*Record extracts*.

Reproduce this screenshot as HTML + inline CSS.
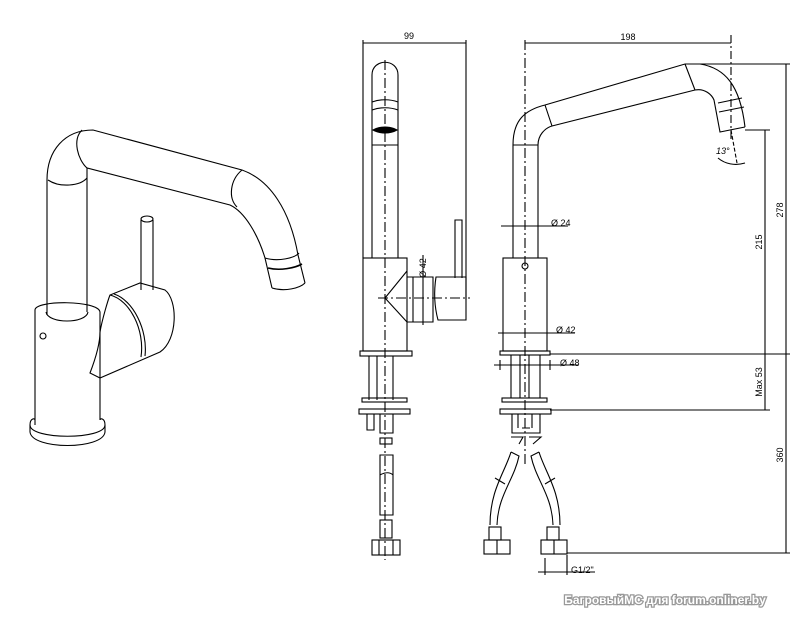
<!DOCTYPE html>
<html><head><meta charset="utf-8"><style>
html,body{margin:0;padding:0;background:#fff}
svg{display:block}
text{font-family:"Liberation Sans",sans-serif;font-size:9px;fill:#000}
</style></head><body>
<svg width="800" height="623" viewBox="0 0 800 623" xmlns="http://www.w3.org/2000/svg">
<g fill="none" stroke="#000" stroke-width="1.1">
<!-- ISO VIEW -->
<path d="M47,315 V180 C47,150 65,130 93,130 L242,170 C270,180 290,210 298,255 L305,283"/>
<path d="M87,312 V168 L230,205 C245,212 258,235 265,258 L272,288"/>
<path d="M82,130 C72,140 78,160 87,168" />
<path d="M48,180 C60,188 80,186 87,178"/>
<path d="M242,170 C230,180 228,198 237,207"/>
<path d="M265,258 C278,262 295,258 299,253"/>
<path d="M268,268 C280,271 295,268 302,264" stroke-width="1.6"/>
<path d="M272,288 C285,292 300,288 305,283"/>
<path d="M35,310 C35,300 98,300 100,312 V420"/>
<path d="M35,310 V425"/>
<path d="M46,312 C48,324 86,324 88,312"/>
<path d="M30,425 C30,440 105,440 105,425 C105,418 100,418 100,420"/>
<path d="M30,425 C30,418 35,418 35,420"/>
<path d="M30,432 C32,450 103,450 105,432"/>
<path d="M30,425 V432 M105,425 V432"/>
<circle cx="43" cy="336" r="3"/>
<path d="M100,332 C102,320 108,300 110,295 L140,283 L165,290 C178,300 178,340 160,352 L100,378 L90,373 C95,360 100,345 100,332"/>
<path d="M110,295 C130,300 145,330 141,357"/>
<path d="M114,294 C133,300 148,330 145,356"/>
<path d="M141,220 V290 M153,220 V290"/>
<ellipse cx="147" cy="219" rx="6" ry="3"/>
</g>

<!-- FRONT VIEW -->
<g fill="none" stroke="#000" stroke-width="1.1">
<path d="M372,258 V75 C372,58 398,58 398,75 V258"/>
<path d="M372,102 C380,99 390,99 398,102 M372,110 C380,107 390,107 398,110 M372,145 H398"/>
<path d="M373,130 C380,126 390,126 397,130 C390,134 380,134 373,130 Z" fill="#000"/>
<rect x="363" y="258" width="44" height="93"/>
<path d="M407,271 L385,298 L407,322"/>
<path d="M407,277 H433 V322 H407 M413,277 V322"/>
<path d="M436,277 H466 V320 H438 C434,305 434,290 436,277 Z"/>
<path d="M455,278 V220 H462 V278"/>
<rect x="360" y="351" width="52" height="5"/>
<path d="M369,356 V400 M377,356 V400 M393,356 V400"/>
<rect x="362" y="398" width="45" height="4"/>
<rect x="359" y="409" width="51" height="5"/>
<path d="M367,414 V430 H374 V414 M380,414 V433 H393 V414"/>
<rect x="380" y="438" width="12" height="6"/>
<path d="M380,455 H393 V515 H380 Z M380,475 C385,472 390,472 393,475"/>
<rect x="380" y="520" width="12" height="18"/>
<rect x="372" y="540" width="28" height="15"/>
<path d="M379,540 V555 M393,540 V555"/>
<path d="M385,60 V560" stroke-dasharray="10,3,2,3"/>
<path d="M378,298 H470" stroke-dasharray="10,3,2,3"/>
<path d="M423,255 V325"/>
<path d="M363,40 V258 M466,40 V300 M363,43 H466"/>
</g>
<text x="409" y="39" text-anchor="middle">99</text>
<text x="426" y="268" transform="rotate(-90 426 268)" text-anchor="middle">Ø 42</text>

<!-- SIDE VIEW -->
<g fill="none" stroke="#000" stroke-width="1.1">
<path d="M513,258 V145 C513,120 525,110 545,105 L685,64 L700,64 C725,68 740,85 745,127"/>
<path d="M538,258 V145 C538,135 545,128 552,126 L695,90 C705,88 712,95 714,100 L720,132 L745,127"/>
<path d="M545,105 L552,126 M685,64 L695,90 M718,103 L742,98 M719,112 L744,107"/>
<path d="M513,145 H538"/>
<rect x="503" y="258" width="44" height="93"/>
<circle cx="525" cy="266" r="3"/>
<rect x="500" y="351" width="50" height="4"/>
<path d="M511,355 V398 M540,355 V398 M520,355 V398 M529,355 V398"/>
<rect x="502" y="398" width="45" height="4"/>
<rect x="500" y="409" width="51" height="5"/>
<path d="M512,414 V433 H540 V414 M518,414 V428 M532,414 V428 M522,428 H530"/>
<path d="M511,437 H523 L519,444 M529,437 H541 L533,444"/>
<path d="M511,452 L519,456 C514,480 498,495 497,525 M511,452 C505,472 490,490 490,525 M495,478 L505,484"/>
<path d="M539,452 L531,456 C536,480 552,495 553,525 M539,452 C545,472 560,490 560,525 M545,484 L555,478"/>
<rect x="489" y="527" width="12" height="13"/>
<rect x="547" y="527" width="12" height="13"/>
<rect x="484" y="540" width="26" height="14"/>
<rect x="541" y="540" width="26" height="14"/>
<path d="M497,540 V554 M554,540 V554"/>
<path d="M525,40 V465" stroke-dasharray="10,3,2,3"/>
<path d="M731,35 V140" stroke-dasharray="8,3,2,3"/>
<path d="M731,130 L737,163" stroke-dasharray="4,2"/>
<path d="M718,158 C725,164 735,166 745,163"/>
<path d="M525,43 H731"/>
<path d="M700,64 H790 M745,130 H770 M550,354 H790 M550,410 H770 M567,553 H790"/>
<path d="M786,64 V553 M765,130 V410"/>
<path d="M501,226 H548 M548,226 H568"/>
<path d="M498,333 H575"/>
<path d="M494,365 H578 M500,360 V370 M550,360 V370"/>
<path d="M545,558 V575 M567,555 V575 M538,572 H595"/>
</g>
<text x="628" y="40" text-anchor="middle">198</text>
<text x="551" y="226">Ø 24</text>
<text x="556" y="333">Ø 42</text>
<text x="560" y="366">Ø 48</text>
<text x="571" y="573">G1/2"</text>
<text x="716" y="154" font-style="italic">13°</text>
<text x="783" y="210" transform="rotate(-90 783 210)" text-anchor="middle">278</text>
<text x="762" y="242" transform="rotate(-90 762 242)" text-anchor="middle">215</text>
<text x="762" y="382" transform="rotate(-90 762 382)" text-anchor="middle">Max 53</text>
<text x="783" y="455" transform="rotate(-90 783 455)" text-anchor="middle">360</text>
<text x="665" y="604" text-anchor="middle" style="font-size:12px;font-weight:bold;fill:#fff;stroke:#999;stroke-width:2.5;paint-order:stroke">БагровыйМС для forum.onliner.by</text>
</svg>
</body></html>
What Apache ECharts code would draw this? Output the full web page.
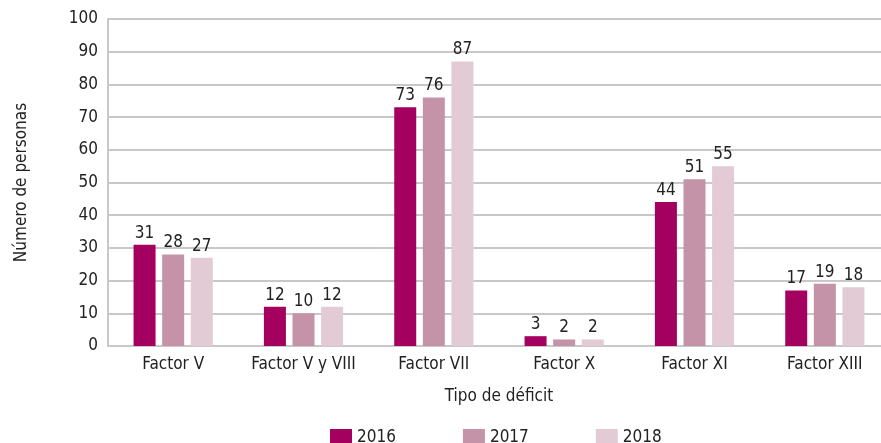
<!DOCTYPE html>
<html><head><meta charset="utf-8">
<script src="https://cdn.jsdelivr.net/npm/echarts@6/dist/echarts.min.js"></script>
<style>html,body{margin:0;padding:0;background:#fff;overflow:hidden}#c{width:881px;height:443px}</style>
</head><body><div id="c"></div>
<script>
const categories = ['Factor V', 'Factor V y VIII', 'Factor VII', 'Factor X', 'Factor XI', 'Factor XIII'];
const years = ['2016', '2017', '2018'];
const values2016 = [31, 12, 73, 3, 44, 17];
const values2017 = [28, 10, 76, 2, 51, 19];
const values2018 = [27, 12, 87, 2, 55, 18];
const colors = ['#a3005f', '#c593a8', '#e2cbd5'];
const FONT = '"DejaVu Sans Condensed", "Open Sans", sans-serif';
const chart = echarts.init(document.getElementById('c'));
const mk = (name, data, i) => ({
  name, type: 'bar', data, barWidth: 22, barGap: '30%',
  itemStyle: { color: colors[i] },
  label: { show: true, position: 'top', distance: 3, color: '#222', fontSize: 17, fontFamily: FONT },
  animation: false
});
chart.setOption({
  animation: false,
  textStyle: { fontFamily: FONT },
  grid: { left: 108, width: 782, top: 19, bottom: 97, outerBoundsMode: 'none' },
  legend: {
    bottom: -9, left: 325, itemWidth: 22, itemHeight: 18, itemGap: 67,
    textStyle: { fontSize: 17, color: '#222', fontFamily: FONT },
    icon: 'rect', data: years
  },
  xAxis: {
    type: 'category', data: categories,
    name: 'Tipo de déficit', nameLocation: 'middle', nameGap: 42,
    nameTextStyle: { fontSize: 17, color: '#222', fontFamily: FONT },
    axisLine: { lineStyle: { color: '#c8c8c8', width: 2 } },
    axisTick: { show: false },
    axisLabel: { interval: 0, fontSize: 17, color: '#222', margin: 10, fontFamily: FONT }
  },
  yAxis: {
    type: 'value', min: 0, max: 100, interval: 10,
    name: 'Número de personas', nameLocation: 'middle', nameGap: 78, nameRotate: 90,
    nameTextStyle: { fontSize: 17, color: '#222', fontFamily: FONT },
    axisLine: { show: true, lineStyle: { color: '#c8c8c8', width: 2 } },
    axisTick: { show: false },
    splitLine: { lineStyle: { color: '#c8c8c8', width: 2 } },
    axisLabel: { fontSize: 17, color: '#222', margin: 10, fontFamily: FONT }
  },
  series: [mk(years[0], values2016, 0), mk(years[1], values2017, 1), mk(years[2], values2018, 2)]
});
</script></body></html>
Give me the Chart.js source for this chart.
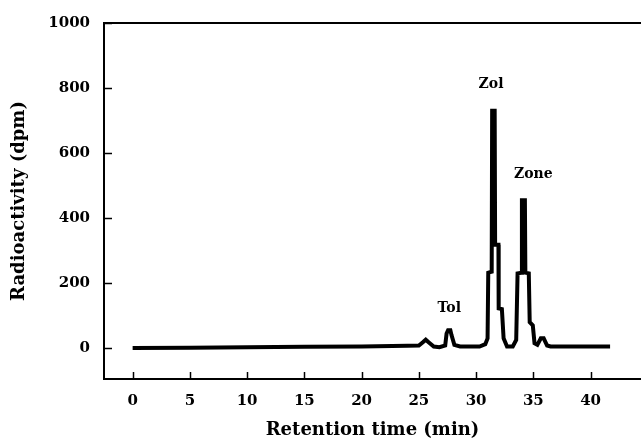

*Aim*. Go through the entries above and pull out each line with "this" in it.

*Final result*.
Reproduce this screenshot as HTML + inline CSS.
What Apache ECharts code would draw this? Output the full web page.
Give me the Chart.js source for this chart.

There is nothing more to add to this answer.